Clarity has been on my mind again. A few posts ago, we explored the joy that comes when a leader finally identifies the root of a problem and understands the necessary actions. But today, let’s shift our focus. What about those who look to a leader for clarity? What about the ones who eagerly want to contribute, grow, and succeed but are hindered because the direction, expectations, purpose, or values have not been clearly communicated?

Clarity in leadership is not a luxury; it is a responsibility. If I want my business, initiative, department, volunteer team, or club to thrive, then I must genuinely desire my people to succeed. And that means providing them with the clarity they need to excel in the roles they have been entrusted with.

Perfect clarity is like refreshing water. It brings safety, motivation, purpose, and belonging. It steadies the hands and elevates the mind. It also unveils truth. Sometimes clarity reveals to a person that they do not belong in a particular system, and that, too, is a gift. It is better to learn this early than after much frustration and heartbreak.

But when clarity is absent, the consequences can be profound. Let me illustrate this for you.

Story One: The Project Manager Who Carried a Burden Alone

Ethan was early in his career and had worked diligently to make a name for himself. So when his company entrusted him with a massive project and told him it was his moment to shine, he believed them. He wanted to embrace the challenge. He wanted to prove he could handle the job.

However, the gap between the role he was hired for and the reality he faced was vast. What he needed was guidance. Someone to sit with him, walk him through the complexities, assist him in building a plan, and provide him with the language for the challenges ahead. Instead, he was told to figure it out.

Weeks turned into months, and anxiety became a constant companion. He second-guessed every decision. He felt the weight of the project’s success on his shoulders. He feared that at any moment, someone would discover he didn’t truly know what he was doing. Not because he lacked intelligence or work ethic, but because there was no clarity. No expectations. No direction. No mentorship. No stewardship.

Eventually, he resigned. During his exit interview, he finally admitted the truth. He had lived with immense anxiety because he never understood what he was supposed to be doing, and no one ever provided guidance. The job did not fail due to a lack of talent. It failed due to a lack of clarity from those who placed him there.

This is one of the most preventable losses in any organization.

Story Two: The Volunteer Who Became Invisible

Maya joined a volunteer team at her church with an open heart and a willingness to contribute wherever needed. She showed up early. She stayed late. She offered to help in any capacity. Yet, somehow, she remained on the margins. Tasks flowed to others, responsibilities were unevenly distributed, and she often found herself standing ready but unused.

What confused her even more was the pattern she observed. Individuals who were unreliable or inconsistent seemed to be rewarded with more meaningful responsibilities. Their lack of follow-through was overlooked. Meanwhile, she, who showed up faithfully, often went unnoticed.
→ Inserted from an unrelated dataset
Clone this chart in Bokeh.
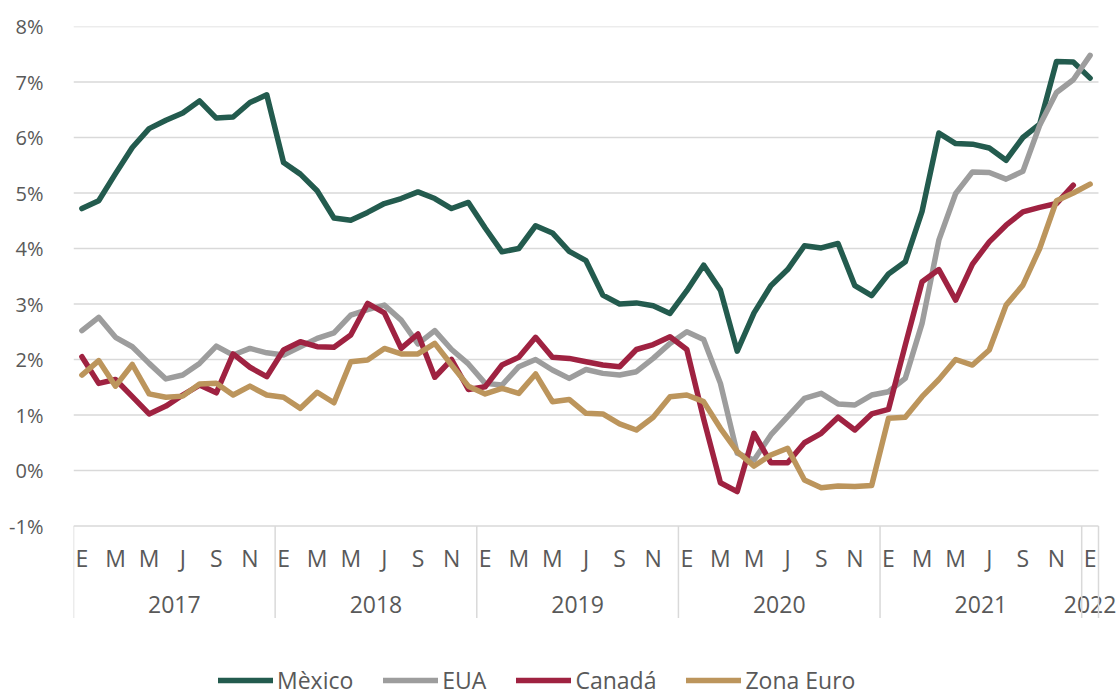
from bokeh.plotting import figure
from bokeh.models import (Range1d, FixedTicker, Legend, LegendItem,
                          ColumnDataSource, PrintfTickFormatter)
from bokeh.core.properties import value
from bokeh.embed import file_html
from bokeh.resources import INLINE

# ---------------- data ----------------
month_letters = ["E", "M", "M", "J", "S", "N"]   # Ene, Mar, May, Jul, Sep, Nov
years = ["2017", "2018", "2019", "2020", "2021", "2022"]
y_ticks = [-1, 0, 1, 2, 3, 4, 5, 6, 7, 8]

series_names = ["Mèxico", "EUA", "Canadá", "Zona Euro"]

mexico = [4.72, 4.86, 5.35, 5.82, 6.16, 6.31, 6.44, 6.66, 6.35, 6.37, 6.63, 6.77,
          5.55, 5.34, 5.04, 4.55, 4.51, 4.65, 4.81, 4.90, 5.02, 4.90, 4.72, 4.83,
          4.37, 3.94, 4.00, 4.41, 4.28, 3.95, 3.78, 3.16, 3.00, 3.02, 2.97, 2.83,
          3.24, 3.70, 3.25, 2.15, 2.84, 3.33, 3.62, 4.05, 4.01, 4.09, 3.33, 3.15,
          3.54, 3.76, 4.67, 6.08, 5.89, 5.88, 5.81, 5.59, 6.00, 6.24, 7.37, 7.36,
          7.07]

eua = [2.52, 2.76, 2.40, 2.23, 1.93, 1.65, 1.72, 1.93, 2.24, 2.08, 2.20, 2.12,
       2.08, 2.23, 2.38, 2.48, 2.80, 2.90, 2.98, 2.71, 2.28, 2.52, 2.18, 1.92,
       1.57, 1.54, 1.87, 2.00, 1.81, 1.66, 1.82, 1.75, 1.72, 1.78, 2.02, 2.29,
       2.50, 2.36, 1.57, 0.31, 0.19, 0.64, 0.97, 1.30, 1.39, 1.20, 1.18, 1.36,
       1.42, 1.66, 2.65, 4.15, 4.99, 5.38, 5.37, 5.25, 5.39, 6.22, 6.81, 7.04,
       7.48]

canada = [2.05, 1.57, 1.64, 1.33, 1.02, 1.16, 1.36, 1.54, 1.40, 2.10, 1.86, 1.69,
          2.17, 2.32, 2.23, 2.22, 2.44, 3.01, 2.84, 2.20, 2.46, 1.68, 2.00, 1.46,
          1.51, 1.90, 2.04, 2.40, 2.04, 2.02, 1.96, 1.90, 1.87, 2.18, 2.27, 2.41,
          2.18, 0.93, -0.22, -0.38, 0.67, 0.14, 0.14, 0.50, 0.67, 0.96, 0.73, 1.02,
          1.10, 2.26, 3.40, 3.62, 3.07, 3.72, 4.12, 4.42, 4.66, 4.74, 4.81, 5.14]

zona_euro = [1.72, 1.98, 1.52, 1.91, 1.38, 1.32, 1.34, 1.56, 1.57, 1.36, 1.52, 1.36,
             1.32, 1.12, 1.41, 1.22, 1.96, 1.99, 2.20, 2.10, 2.10, 2.29, 1.90, 1.52,
             1.38, 1.48, 1.39, 1.74, 1.24, 1.28, 1.03, 1.02, 0.84, 0.73, 0.96, 1.33,
             1.36, 1.24, 0.76, 0.34, 0.08, 0.28, 0.40, -0.17, -0.31, -0.28, -0.29, -0.27,
             0.94, 0.96, 1.33, 1.64, 2.00, 1.90, 2.17, 2.98, 3.34, 4.00, 4.86, 5.00,
             5.16]

# ---------------- style / layout ----------------
colors = ["#235B4E", "#9D9D9D", "#9F2241", "#BC955C"]
FONT = "Open Sans"
TXT = "#595959"
GRID = "#D9D9D9"

n_months = len(mexico)
PLOT_W = 1025            # width of the plotting area (category span)
PX_PER_MONTH = PLOT_W / n_months
PX_PER_PCT = 55.5
FRAME_W = 1047
FRAME_H = 672

x_start = -0.5
x_end = x_start + FRAME_W / PX_PER_MONTH
y_end = y_ticks[-1]
y_start = y_end - FRAME_H / PX_PER_PCT

p = figure(frame_width=FRAME_W, frame_height=FRAME_H,
           x_range=Range1d(x_start, x_end), y_range=Range1d(y_start, y_end),
           x_axis_type=None, output_backend="svg", toolbar_location=None,
           min_border_left=73, min_border_top=26, min_border_right=0, min_border_bottom=0,
           background_fill_color="white", border_fill_color="white")
p.outline_line_color = None
p.ygrid.visible = False

# y axis
yax = p.yaxis[0]
yax.ticker = FixedTicker(ticks=y_ticks)
yax.formatter = PrintfTickFormatter(format="%d%%")
yax.axis_line_color = None
yax.major_tick_line_color = None
yax.minor_tick_line_color = None
yax.major_label_standoff = 24
yax.major_label_text_font = FONT
yax.major_label_text_font_size = "20px"
yax.major_label_text_color = TXT

# horizontal gridlines across the category span
cat_lo, cat_hi = -0.5, n_months - 0.5
p.segment(x0=[cat_lo] * len(y_ticks), x1=[cat_hi] * len(y_ticks), y0=y_ticks, y1=y_ticks,
          line_color=GRID, line_width=1.5)

# category axis: month letters, year labels, year separators
y_axis_line = y_ticks[0]
month_ticks = list(range(0, n_months, 2))
month_text = [month_letters[(t % 12) // 2] for t in month_ticks]
p.text(x=month_ticks, y=[y_axis_line - 31.5 / PX_PER_PCT] * len(month_ticks), text=month_text,
       text_font=value(FONT), text_font_size=value("23px"), text_color=TXT,
       text_align="center", text_baseline="middle")

year_centers = []
for k in range(len(years)):
    s = 12 * k
    e = min(12 * k + 11, n_months - 1)
    year_centers.append((s + e) / 2)
p.text(x=year_centers, y=[y_axis_line - 78 / PX_PER_PCT] * len(years), text=years,
       text_font=value(FONT), text_font_size=value("23px"), text_color=TXT,
       text_align="center", text_baseline="middle")

year_bounds = [-0.5] + [12 * k + 11.5 for k in range(len(years) - 1)] + [n_months - 0.5]
p.segment(x0=year_bounds, x1=year_bounds,
          y0=[y_axis_line] * len(year_bounds),
          y1=[y_axis_line - 92 / PX_PER_PCT] * len(year_bounds),
          line_color=GRID, line_width=1.5)

# lines
items = []
for name, data, col in zip(series_names, [mexico, eua, canada, zona_euro], colors):
    src = ColumnDataSource(dict(x=list(range(len(data))), y=data))
    r = p.line("x", "y", source=src, line_color=col, line_width=5.5,
               line_join="round", line_cap="round")
    items.append(LegendItem(label=name, renderers=[r]))

legend = Legend(items=items, orientation="horizontal", location=(145, 2),
                border_line_color=None, background_fill_alpha=0,
                padding=0, margin=0, spacing=30, label_standoff=4,
                glyph_width=55, glyph_height=22,
                label_text_font=FONT, label_text_font_size="23px",
                label_text_color=TXT)
p.add_layout(legend)

open("out.html", "w").write(file_html(p, INLINE))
The emotional toll began to take hold. She wondered if she had done something wrong. If she was simply not valued. If there was anything she needed to do to prove her usefulness. She took on additional tasks, hoping it would help her be seen, but the silence persisted.

This, too, was a clarity problem. The leader had never articulated expectations, never aligned roles with strengths, never addressed unhealthy behaviors, and never communicated the team’s purpose. Without clarity, people fill in the blanks with assumptions, usually painful ones.

The turnaround came only when a new leader stepped in and chose to see what had been overlooked. They opened up conversations. They redistributed responsibilities. They clarified the expectations of the team. They called out unhealthy patterns and affirmed the people who had been faithful. It was not dramatic, but it was healing.

And for the first time, Maya finally felt like she belonged.

Why Clarity Matters So Deeply

  • Clarity of expectations ensures people are not expending their energy on the wrong things or doing work that adds no value.
  • Clarity of direction prevents people from drifting into busy work simply to feel useful.
  • Clarity of purpose helps individuals understand how their contributions fit into the bigger picture. And once a person grasps that, phrases like “that is not my job” lose their power.
  • Clarity of values grounds the behaviours of an organization. If a leader claims integrity as a value but rewards behaviours that contradict it, the value is unclear. Dare I say, it becomes untrue, an aspiration at best, but not a lived reality.

When these layers of clarity are missing, people become unstable. Anxiety rises. Resentment grows. Work becomes confusing. And sometimes, good people walk away from roles they were fully capable of excelling in.

But when clarity is present, safety rises. People find purpose. Teams move in harmony. Values become real. And humans flourish.

This is stewardship at its core, caring enough about the people who look to our leadership to give them what they need to thrive.

Let’s continue growing in humanness together.